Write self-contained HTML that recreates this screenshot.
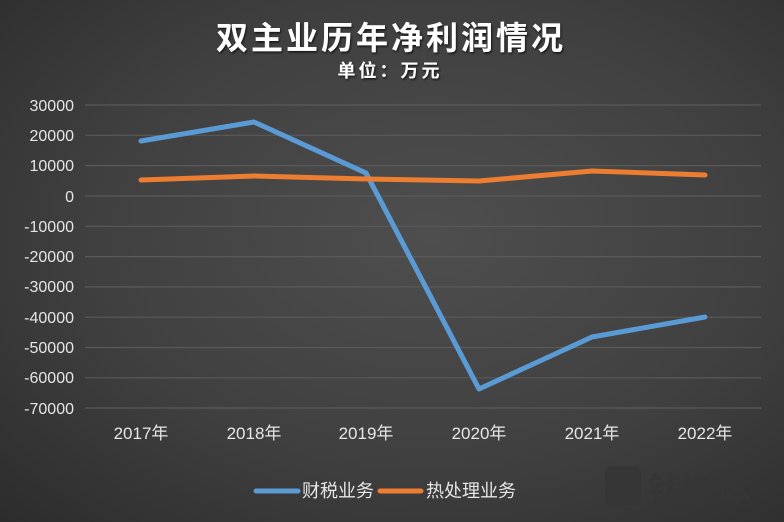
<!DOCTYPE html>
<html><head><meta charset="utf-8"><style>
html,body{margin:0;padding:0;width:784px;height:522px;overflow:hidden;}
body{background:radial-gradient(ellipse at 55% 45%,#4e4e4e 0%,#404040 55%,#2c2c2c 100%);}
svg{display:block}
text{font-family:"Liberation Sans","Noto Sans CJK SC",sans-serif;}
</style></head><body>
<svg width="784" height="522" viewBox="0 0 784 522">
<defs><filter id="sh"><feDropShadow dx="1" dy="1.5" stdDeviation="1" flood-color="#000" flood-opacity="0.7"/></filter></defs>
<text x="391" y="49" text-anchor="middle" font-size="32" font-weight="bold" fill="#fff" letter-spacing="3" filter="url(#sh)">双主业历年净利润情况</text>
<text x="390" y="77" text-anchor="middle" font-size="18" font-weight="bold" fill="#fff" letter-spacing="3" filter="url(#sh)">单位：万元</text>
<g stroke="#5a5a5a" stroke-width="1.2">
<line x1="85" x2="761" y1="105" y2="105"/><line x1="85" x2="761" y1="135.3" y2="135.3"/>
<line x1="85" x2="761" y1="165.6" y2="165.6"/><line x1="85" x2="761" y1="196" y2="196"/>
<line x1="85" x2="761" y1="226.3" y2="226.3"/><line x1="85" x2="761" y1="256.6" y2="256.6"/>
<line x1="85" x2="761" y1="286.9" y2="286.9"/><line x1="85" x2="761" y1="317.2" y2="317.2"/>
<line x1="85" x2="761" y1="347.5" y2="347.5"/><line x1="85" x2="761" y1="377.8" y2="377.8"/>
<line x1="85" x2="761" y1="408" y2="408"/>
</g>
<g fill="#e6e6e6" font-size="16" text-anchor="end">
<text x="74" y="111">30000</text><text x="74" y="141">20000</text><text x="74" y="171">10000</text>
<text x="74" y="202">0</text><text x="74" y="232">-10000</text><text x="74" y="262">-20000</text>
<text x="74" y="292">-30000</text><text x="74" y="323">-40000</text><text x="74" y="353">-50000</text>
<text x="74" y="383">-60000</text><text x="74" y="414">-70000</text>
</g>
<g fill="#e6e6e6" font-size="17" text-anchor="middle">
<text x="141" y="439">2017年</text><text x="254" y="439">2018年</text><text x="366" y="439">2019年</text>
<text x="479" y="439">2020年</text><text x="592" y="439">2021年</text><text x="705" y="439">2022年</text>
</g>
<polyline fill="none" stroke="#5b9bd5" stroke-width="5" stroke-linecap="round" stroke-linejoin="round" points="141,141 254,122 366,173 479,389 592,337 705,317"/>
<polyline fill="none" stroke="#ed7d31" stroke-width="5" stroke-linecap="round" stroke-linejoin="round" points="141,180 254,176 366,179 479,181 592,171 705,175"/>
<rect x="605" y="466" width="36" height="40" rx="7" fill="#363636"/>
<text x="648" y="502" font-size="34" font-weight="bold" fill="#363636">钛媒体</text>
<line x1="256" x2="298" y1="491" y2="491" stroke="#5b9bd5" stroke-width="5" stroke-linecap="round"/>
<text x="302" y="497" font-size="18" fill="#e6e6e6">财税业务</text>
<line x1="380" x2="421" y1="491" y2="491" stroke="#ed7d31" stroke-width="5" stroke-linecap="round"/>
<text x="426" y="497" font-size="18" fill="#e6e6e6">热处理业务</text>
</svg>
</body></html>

• • •

> [GIVEN EXERCISE] Omit pictures; set down the rest of the material word for word.

> [EXPECTED OUTPUT]
Write self-contained HTML that recreates this screenshot.
<!DOCTYPE html>
<html><head><meta charset="utf-8"><style>
html,body{margin:0;padding:0;width:784px;height:522px;overflow:hidden;}
body{background:radial-gradient(ellipse at 55% 45%,#4e4e4e 0%,#404040 55%,#2c2c2c 100%);}
svg{display:block}
text{font-family:"Liberation Sans","Noto Sans CJK SC",sans-serif;}
</style></head><body>
<svg width="784" height="522" viewBox="0 0 784 522">
<defs><filter id="sh"><feDropShadow dx="1" dy="1.5" stdDeviation="1" flood-color="#000" flood-opacity="0.7"/></filter></defs>
<text x="391" y="49" text-anchor="middle" font-size="32" font-weight="bold" fill="#fff" letter-spacing="3" filter="url(#sh)">双主业历年净利润情况</text>
<text x="390" y="77" text-anchor="middle" font-size="18" font-weight="bold" fill="#fff" letter-spacing="3" filter="url(#sh)">单位：万元</text>
<g stroke="#5a5a5a" stroke-width="1.2">
<line x1="85" x2="761" y1="105" y2="105"/><line x1="85" x2="761" y1="135.3" y2="135.3"/>
<line x1="85" x2="761" y1="165.6" y2="165.6"/><line x1="85" x2="761" y1="196" y2="196"/>
<line x1="85" x2="761" y1="226.3" y2="226.3"/><line x1="85" x2="761" y1="256.6" y2="256.6"/>
<line x1="85" x2="761" y1="286.9" y2="286.9"/><line x1="85" x2="761" y1="317.2" y2="317.2"/>
<line x1="85" x2="761" y1="347.5" y2="347.5"/><line x1="85" x2="761" y1="377.8" y2="377.8"/>
<line x1="85" x2="761" y1="408" y2="408"/>
</g>
<g fill="#e6e6e6" font-size="16" text-anchor="end">
<text x="74" y="111">30000</text><text x="74" y="141">20000</text><text x="74" y="171">10000</text>
<text x="74" y="202">0</text><text x="74" y="232">-10000</text><text x="74" y="262">-20000</text>
<text x="74" y="292">-30000</text><text x="74" y="323">-40000</text><text x="74" y="353">-50000</text>
<text x="74" y="383">-60000</text><text x="74" y="414">-70000</text>
</g>
<g fill="#e6e6e6" font-size="17" text-anchor="middle">
<text x="141" y="439">2017年</text><text x="254" y="439">2018年</text><text x="366" y="439">2019年</text>
<text x="479" y="439">2020年</text><text x="592" y="439">2021年</text><text x="705" y="439">2022年</text>
</g>
<polyline fill="none" stroke="#5b9bd5" stroke-width="5" stroke-linecap="round" stroke-linejoin="round" points="141,141 254,122 366,173 479,389 592,337 705,317"/>
<polyline fill="none" stroke="#ed7d31" stroke-width="5" stroke-linecap="round" stroke-linejoin="round" points="141,180 254,176 366,179 479,181 592,171 705,175"/>
<rect x="605" y="466" width="36" height="40" rx="7" fill="#363636"/>
<text x="648" y="502" font-size="34" font-weight="bold" fill="#363636">钛媒体</text>
<line x1="256" x2="298" y1="491" y2="491" stroke="#5b9bd5" stroke-width="5" stroke-linecap="round"/>
<text x="302" y="497" font-size="18" fill="#e6e6e6">财税业务</text>
<line x1="380" x2="421" y1="491" y2="491" stroke="#ed7d31" stroke-width="5" stroke-linecap="round"/>
<text x="426" y="497" font-size="18" fill="#e6e6e6">热处理业务</text>
</svg>
</body></html>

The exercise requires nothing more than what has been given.